Est-ce que tu as senti venir le 15 octobre 87 qui a emporté le président du Faso ?

• On était très jeune ; on ignorait tout de ce qui se jouait entre les tenants du pouvoir. Personne n’aurait cru à cette situation vu que Blaise et Sankara étaient des amis intimes ; Jean Abdoulaye de mon orchestre était surnommé "Sankara" et son camarade Tiémoko Koné "Blaise"..

Qu’est-ce que les deux sont devenus ?

• Tiémoko est actuellement en France et Abdoulaye est aujourd’hui un batteur de talent.

Comment tu as appris la mort du leader de la révolution ?

• Officiellement, on n’a pas été informé. Ce sont nos parents qui nous ont mis au courant par la suite.

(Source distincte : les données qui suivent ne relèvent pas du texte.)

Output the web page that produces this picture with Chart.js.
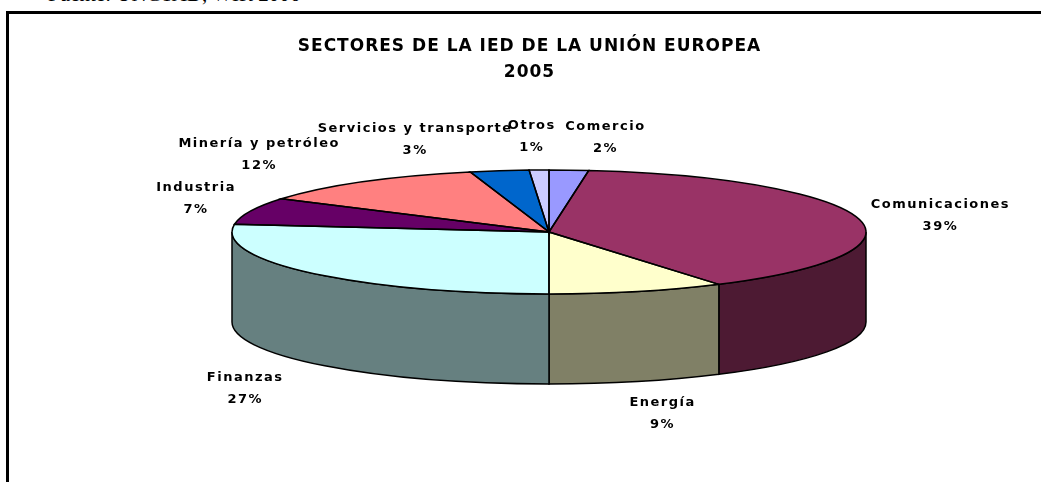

Est-ce que les membres de l’équipe ont gardé les relations jusqu’aujourd’hui ?

• J’ai les numéros de tous ceux qui sont là. Récemment, j’étais avec Rébécca et Sami Rama. Il y a Maurice, Rigobert, Cyr... Il faut dire que nous sommes restés des amis.

Qu’est-ce que ta formation, à travers l’orchestre, t’a apporté dans la vie ?

• J’ai eu un bon bagage musical mais je n’ai pas voulu en faire une carrière. Je suis actuellement agent municipal.

Le 15 octobre 2007 a été diversement célébré par les Sankaristes et le pouvoir... Qu’en penses-tu ?

• C’est un peu trop de commémorer les deux événements à la même date. Le 15 octobre devrait être consacré aux funérailles du président Sankara et le 2 juin, date du référendum, comme point de départ de notre démocratie.

Es-tu affilié à un parti politique ?

• Pas du tout ! La politique est très compliquée. Je crois qu’il est préférable de rester de côté.

Un exemple de chant exécuté à l’époque...

• On chantait "révolution sid waame" et les autres disaient "Tim na yi guess m yaaba, tim na yi guess"... On chantait aussi dans d’autres langues africaines comme l’Ashanti pour souhaiter la bienvenue aux invités. Notre regret, c’est qu’il n’y a pas eu de suivi alors que nombre d’entre nous avaient préféré la musique aux études. Si aujourd’hui certains s’en sortent, d’autres par contre n’ont pas pu tirer leur épingle du jeu.